# Dataset excerpt
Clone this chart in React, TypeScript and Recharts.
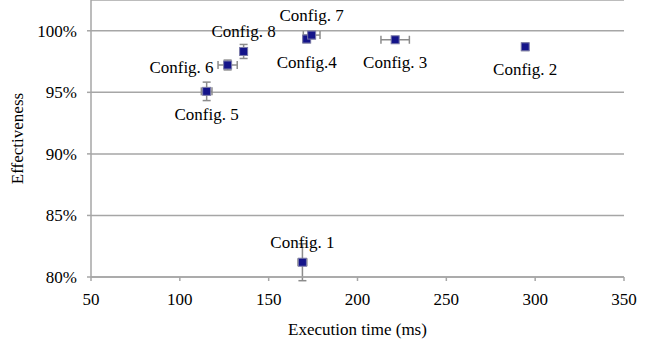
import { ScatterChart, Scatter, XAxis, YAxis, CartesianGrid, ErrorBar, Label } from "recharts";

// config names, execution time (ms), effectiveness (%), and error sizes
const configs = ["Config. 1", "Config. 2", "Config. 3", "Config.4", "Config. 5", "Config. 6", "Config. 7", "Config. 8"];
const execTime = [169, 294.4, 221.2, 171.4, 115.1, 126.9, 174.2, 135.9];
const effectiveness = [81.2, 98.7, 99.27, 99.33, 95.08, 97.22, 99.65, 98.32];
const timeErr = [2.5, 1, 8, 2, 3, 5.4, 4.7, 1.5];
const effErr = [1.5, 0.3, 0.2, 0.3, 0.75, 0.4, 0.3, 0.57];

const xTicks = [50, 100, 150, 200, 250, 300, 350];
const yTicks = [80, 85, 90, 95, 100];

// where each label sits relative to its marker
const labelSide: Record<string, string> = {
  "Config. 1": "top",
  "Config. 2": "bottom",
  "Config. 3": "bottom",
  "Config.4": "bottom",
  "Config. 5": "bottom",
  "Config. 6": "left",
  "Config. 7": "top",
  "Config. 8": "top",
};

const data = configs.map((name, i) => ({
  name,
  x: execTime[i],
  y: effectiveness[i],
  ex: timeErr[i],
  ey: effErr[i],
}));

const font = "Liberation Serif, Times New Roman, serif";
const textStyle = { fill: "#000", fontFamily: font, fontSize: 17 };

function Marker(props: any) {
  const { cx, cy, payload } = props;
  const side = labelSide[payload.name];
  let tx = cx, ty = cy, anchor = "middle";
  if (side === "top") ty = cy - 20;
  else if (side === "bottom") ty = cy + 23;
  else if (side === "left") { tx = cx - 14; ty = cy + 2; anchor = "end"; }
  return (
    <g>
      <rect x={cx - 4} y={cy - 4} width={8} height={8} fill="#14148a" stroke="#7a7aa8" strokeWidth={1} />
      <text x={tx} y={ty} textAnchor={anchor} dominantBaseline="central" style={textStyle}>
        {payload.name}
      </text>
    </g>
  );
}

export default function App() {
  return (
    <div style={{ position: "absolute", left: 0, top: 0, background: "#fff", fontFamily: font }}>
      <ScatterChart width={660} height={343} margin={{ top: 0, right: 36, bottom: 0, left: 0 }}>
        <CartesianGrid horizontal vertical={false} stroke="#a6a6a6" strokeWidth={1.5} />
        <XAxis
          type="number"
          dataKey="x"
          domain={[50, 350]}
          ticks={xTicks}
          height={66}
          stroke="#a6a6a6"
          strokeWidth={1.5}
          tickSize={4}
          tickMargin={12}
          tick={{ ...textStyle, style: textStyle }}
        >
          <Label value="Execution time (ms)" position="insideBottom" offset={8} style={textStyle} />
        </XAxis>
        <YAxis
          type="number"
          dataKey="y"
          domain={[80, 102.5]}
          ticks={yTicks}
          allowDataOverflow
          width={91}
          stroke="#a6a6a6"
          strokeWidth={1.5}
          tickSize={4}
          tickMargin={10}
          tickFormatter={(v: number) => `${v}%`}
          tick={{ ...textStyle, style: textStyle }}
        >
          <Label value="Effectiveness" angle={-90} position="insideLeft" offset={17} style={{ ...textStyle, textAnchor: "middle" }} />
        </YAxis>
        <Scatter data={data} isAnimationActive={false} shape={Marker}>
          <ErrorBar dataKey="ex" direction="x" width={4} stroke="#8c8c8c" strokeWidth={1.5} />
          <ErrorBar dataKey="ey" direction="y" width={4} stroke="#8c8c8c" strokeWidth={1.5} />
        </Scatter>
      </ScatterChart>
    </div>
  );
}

# What you will do
Repeat the lines above exactly, and keep every picture out.

# Correct response
Clone this chart in React, TypeScript and Recharts.
import { ScatterChart, Scatter, XAxis, YAxis, CartesianGrid, ErrorBar, Label } from "recharts";

// config names, execution time (ms), effectiveness (%), and error sizes
const configs = ["Config. 1", "Config. 2", "Config. 3", "Config.4", "Config. 5", "Config. 6", "Config. 7", "Config. 8"];
const execTime = [169, 294.4, 221.2, 171.4, 115.1, 126.9, 174.2, 135.9];
const effectiveness = [81.2, 98.7, 99.27, 99.33, 95.08, 97.22, 99.65, 98.32];
const timeErr = [2.5, 1, 8, 2, 3, 5.4, 4.7, 1.5];
const effErr = [1.5, 0.3, 0.2, 0.3, 0.75, 0.4, 0.3, 0.57];

const xTicks = [50, 100, 150, 200, 250, 300, 350];
const yTicks = [80, 85, 90, 95, 100];

// where each label sits relative to its marker
const labelSide: Record<string, string> = {
  "Config. 1": "top",
  "Config. 2": "bottom",
  "Config. 3": "bottom",
  "Config.4": "bottom",
  "Config. 5": "bottom",
  "Config. 6": "left",
  "Config. 7": "top",
  "Config. 8": "top",
};

const data = configs.map((name, i) => ({
  name,
  x: execTime[i],
  y: effectiveness[i],
  ex: timeErr[i],
  ey: effErr[i],
}));

const font = "Liberation Serif, Times New Roman, serif";
const textStyle = { fill: "#000", fontFamily: font, fontSize: 17 };

function Marker(props: any) {
  const { cx, cy, payload } = props;
  const side = labelSide[payload.name];
  let tx = cx, ty = cy, anchor = "middle";
  if (side === "top") ty = cy - 20;
  else if (side === "bottom") ty = cy + 23;
  else if (side === "left") { tx = cx - 14; ty = cy + 2; anchor = "end"; }
  return (
    <g>
      <rect x={cx - 4} y={cy - 4} width={8} height={8} fill="#14148a" stroke="#7a7aa8" strokeWidth={1} />
      <text x={tx} y={ty} textAnchor={anchor} dominantBaseline="central" style={textStyle}>
        {payload.name}
      </text>
    </g>
  );
}

export default function App() {
  return (
    <div style={{ position: "absolute", left: 0, top: 0, background: "#fff", fontFamily: font }}>
      <ScatterChart width={660} height={343} margin={{ top: 0, right: 36, bottom: 0, left: 0 }}>
        <CartesianGrid horizontal vertical={false} stroke="#a6a6a6" strokeWidth={1.5} />
        <XAxis
          type="number"
          dataKey="x"
          domain={[50, 350]}
          ticks={xTicks}
          height={66}
          stroke="#a6a6a6"
          strokeWidth={1.5}
          tickSize={4}
          tickMargin={12}
          tick={{ ...textStyle, style: textStyle }}
        >
          <Label value="Execution time (ms)" position="insideBottom" offset={8} style={textStyle} />
        </XAxis>
        <YAxis
          type="number"
          dataKey="y"
          domain={[80, 102.5]}
          ticks={yTicks}
          allowDataOverflow
          width={91}
          stroke="#a6a6a6"
          strokeWidth={1.5}
          tickSize={4}
          tickMargin={10}
          tickFormatter={(v: number) => `${v}%`}
          tick={{ ...textStyle, style: textStyle }}
        >
          <Label value="Effectiveness" angle={-90} position="insideLeft" offset={17} style={{ ...textStyle, textAnchor: "middle" }} />
        </YAxis>
        <Scatter data={data} isAnimationActive={false} shape={Marker}>
          <ErrorBar dataKey="ex" direction="x" width={4} stroke="#8c8c8c" strokeWidth={1.5} />
          <ErrorBar dataKey="ey" direction="y" width={4} stroke="#8c8c8c" strokeWidth={1.5} />
        </Scatter>
      </ScatterChart>
    </div>
  );
}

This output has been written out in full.